“Shakespeare’s pre-eminence is of course due to his extraordinary originality; but to begin to understand his originality, we have to interpret the word correctly. It does not mean that he invented a kind of drama that was quite different from that to which his age was accustomed, or that he invented new ideas for his dramatic subjects. It means that as part of his poetic talent and his imaginative intensity he possessed an unusual critical power. This, too, must be properly defined. He left no assessments of his own or of anybody else’s work, but a great imaginative writer must use criticism to test the vitality of the literary forms of his age.

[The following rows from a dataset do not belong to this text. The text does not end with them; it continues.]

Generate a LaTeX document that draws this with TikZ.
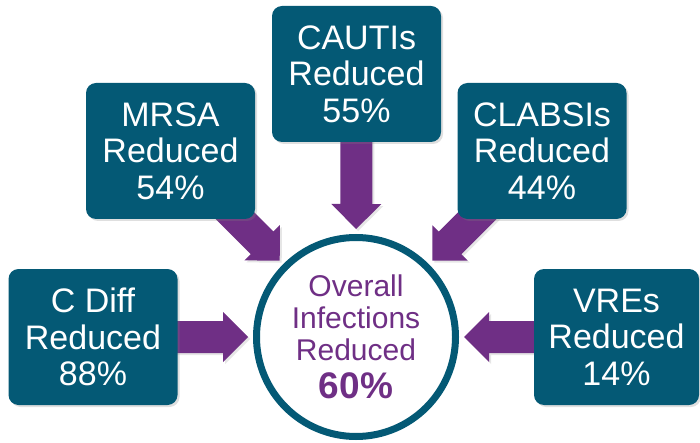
\documentclass[tikz,border=0pt]{standalone}
\usepackage{fontspec}
\setmainfont{Liberation Sans}
\usetikzlibrary{calc,shadows,backgrounds}
\definecolor{boxteal}{RGB}{4,89,117}
\definecolor{arrowpurple}{RGB}{111,47,133}
\newcommand\blockarrow[2]{%
  \coordinate (bah) at ($(#2)!25pt!(#1)$);
  \fill[arrowfill] ($(#1)!16pt!90:(#2)$) -- ($(bah)!16pt!90:(#2)$) --
    ($(bah)!25pt!90:(#2)$) -- (#2) -- ($(bah)!25pt!-90:(#2)$) --
    ($(bah)!16pt!-90:(#2)$) -- ($(#1)!16pt!-90:(#2)$) -- cycle;
}
\begin{document}
\begin{tikzpicture}[x=1pt,y=-1pt,
  box/.style={fill=boxteal, rounded corners=10pt, minimum width=169pt,
    minimum height=136pt, inner sep=0pt, text=white, align=center,
    font=\fontsize{34}{36.5}\selectfont,
    drop shadow={opacity=0.25, shadow xshift=2pt, shadow yshift=-2pt}},
  arrowfill/.style={fill=arrowpurple,
    drop shadow={opacity=0.2, shadow xshift=2pt, shadow yshift=-2pt}},
  hub/.style={circle, draw=boxteal, line width=7pt, fill=white,
    minimum size=199pt, inner sep=0pt, text=arrowpurple, align=center,
    font=\fontsize{30}{32}\selectfont,
    drop shadow={opacity=0.25, shadow xshift=2pt, shadow yshift=-2pt}}]
\useasboundingbox (0,0) rectangle (700,443);
\node[box] (cautis) at (356.5,74) {CAUTIs\\Reduced\\55\%};
\node[box] (mrsa) at (170.5,151) {MRSA\\Reduced\\54\%};
\node[box] (clabsis) at (542,151) {CLABSIs\\Reduced\\44\%};
\node[box] (cdiff) at (93,337) {C Diff\\Reduced\\88\%};
\node[box, minimum width=165pt] (vres) at (616.5,337) {VREs\\Reduced\\14\%};
\node[hub] (circ) at (356,337) {Overall\\Infections\\Reduced\\[6pt]{\fontsize{37}{40}\selectfont\bfseries 60\%}};
\coordinate (tcautis) at ($(circ.center)!108pt!(cautis.center)$);
\coordinate (tmrsa) at ($(circ.center)!108pt!(mrsa.center)$);
\coordinate (tclabsis) at ($(circ.center)!108pt!(clabsis.center)$);
\coordinate (tcdiff) at ($(circ.center)!108pt!(cdiff.center)$);
\coordinate (tvres) at ($(circ.center)!108pt!(vres.center)$);
\begin{scope}[on background layer]
\blockarrow{cautis.center}{tcautis}
\blockarrow{mrsa.center}{tmrsa}
\blockarrow{clabsis.center}{tclabsis}
\blockarrow{cdiff.center}{tcdiff}
\blockarrow{vres.center}{tvres}
\end{scope}
\end{tikzpicture}
\end{document}
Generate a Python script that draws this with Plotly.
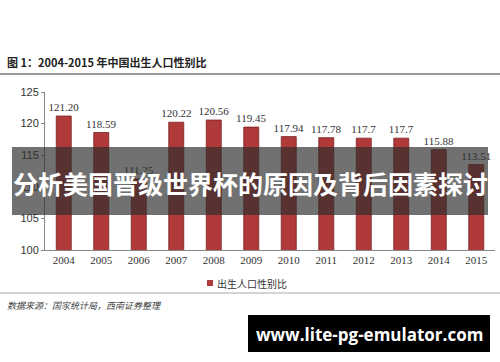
import plotly.graph_objects as go

years = ["2004", "2005", "2006", "2007", "2008", "2009", "2010", "2011", "2012", "2013", "2014", "2015"]
ratios = [121.20, 118.59, 111.25, 120.22, 120.56, 119.45, 117.94, 117.78, 117.7, 117.7, 115.88, 113.51]
labels = ["121.20", "118.59", "111.25", "120.22", "120.56", "119.45", "117.94", "117.78", "117.7", "117.7", "115.88", "113.51"]
y_ticks = [100, 105, 110, 115, 120, 125]

W, H = 500, 362
ML, MR, MT, MB = 45, 5, 92, 112
PW, PH = W - ML - MR, H - MT - MB

def px(x):
    return (x - ML) / PW

def py(y):
    return 1 - (y - MT) / PH

fig = go.Figure()
fig.add_trace(go.Bar(
    x=years, y=ratios, text=labels, textposition="outside", constraintext="none",
    textfont=dict(family="Liberation Serif", size=11, color="#333333"),
    marker=dict(color="#B03A3A", line=dict(color="#7a2222", width=0.8)),
    width=0.4, cliponaxis=False, name="出生人口性别比",
))

fig.update_layout(
    width=W, height=H, margin=dict(l=ML, r=MR, t=MT, b=MB),
    paper_bgcolor="white", plot_bgcolor="white", showlegend=False,
    bargap=0.6,
    xaxis=dict(showline=True, linecolor="#888888", linewidth=1, ticks="",
               tickfont=dict(family="Liberation Serif", size=11, color="#333333"),
               showgrid=False),
    yaxis=dict(range=[100, 125], tickvals=y_ticks, showline=True, linecolor="#888888",
               linewidth=1, ticks="outside", ticklen=3, tickcolor="#888888",
               tickfont=dict(family="Liberation Sans", size=11, color="#333333"),
               showgrid=False, zeroline=False),
)

shapes = [
    dict(type="line", xref="paper", yref="paper", x0=px(0), x1=px(500), y0=py(74), y1=py(74),
         line=dict(color="#999999", width=2)),
    dict(type="line", xref="paper", yref="paper", x0=px(0), x1=px(500), y0=py(293), y1=py(293),
         line=dict(color="#aaaaaa", width=1)),
    dict(type="rect", xref="paper", yref="paper", x0=px(12), x1=px(488), y0=py(215), y1=py(147),
         fillcolor="rgba(45,45,45,0.68)", line=dict(width=0), layer="above"),
    dict(type="rect", xref="paper", yref="paper", x0=px(248), x1=px(490), y0=py(352), y1=py(315),
         fillcolor="black", line=dict(width=0), layer="above"),
    dict(type="rect", xref="paper", yref="paper", x0=px(207), x1=px(213), y0=py(286), y1=py(280),
         fillcolor="#B03A3A", line=dict(width=0), layer="above"),
]
fig.update_layout(shapes=shapes)

ann = [
    dict(text="<b>图 1：2004-2015 年中国出生人口性别比</b>", x=px(5), y=py(62), xanchor="left", yanchor="middle",
         font=dict(family="Noto Sans CJK SC", size=11, color="#222222")),
    dict(text="出生人口性别比", x=px(215), y=py(283), xanchor="left", yanchor="middle",
         font=dict(family="Noto Sans CJK SC", size=10, color="#333333")),
    dict(text="<i>数据来源：国家统计局，西南证券整理</i>", x=px(5), y=py(305), xanchor="left", yanchor="middle",
         font=dict(family="Noto Sans CJK SC", size=9, color="#444444")),
    dict(text="<b>分析美国晋级世界杯的原因及背后因素探讨</b>", x=px(250), y=py(183), xanchor="center", yanchor="middle",
         font=dict(family="Noto Sans CJK SC", size=25, color="white")),
    dict(text="<b>www.lite-pg-emulator.com</b>", x=px(369), y=py(334), xanchor="center", yanchor="middle",
         font=dict(family="Open Sans", size=17, color="white")),
]
for a in ann:
    a.update(xref="paper", yref="paper", showarrow=False)
fig.update_layout(annotations=ann)

fig.write_html("out.html")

He tests them, rather than invents new ones… [in order to be] continuous with the imaginative expression that nourished him…”
“In all these plays Shakespeare is not rejecting the accepted forms of theatrical tradition; he is revitalizing them by bringing them into relationship with the actualities of real experience.”
C.Gillie, Longman Companion to English Literature; The Great Age: 1590-1620; Longman.
Lucky Shakespeare, to have lived at such a time, when forms and precedents and high, ambitious, competitive achievement were strong, and the artform in question could thus properly express the deepest feelings of the age. I’m not sure in visual art we are in the midst of anything like such interesting times, but nor do I believe that we are in an age of shallow feeling that must be mirrored in the contemporary art we make. But it strikes me as something of a dilemma; we might need on the one hand to overturn all precedent in abstract art so far; yet we can’t presume to make painting or sculpture without thought or structure, about any old thing and from garbage; and so, on the other hand, sympathising with all the achievements of abstract art to date, even if we consider them only minor, we might wish to continue to attempt to make something of their precedent – but yet more real, more intense… better.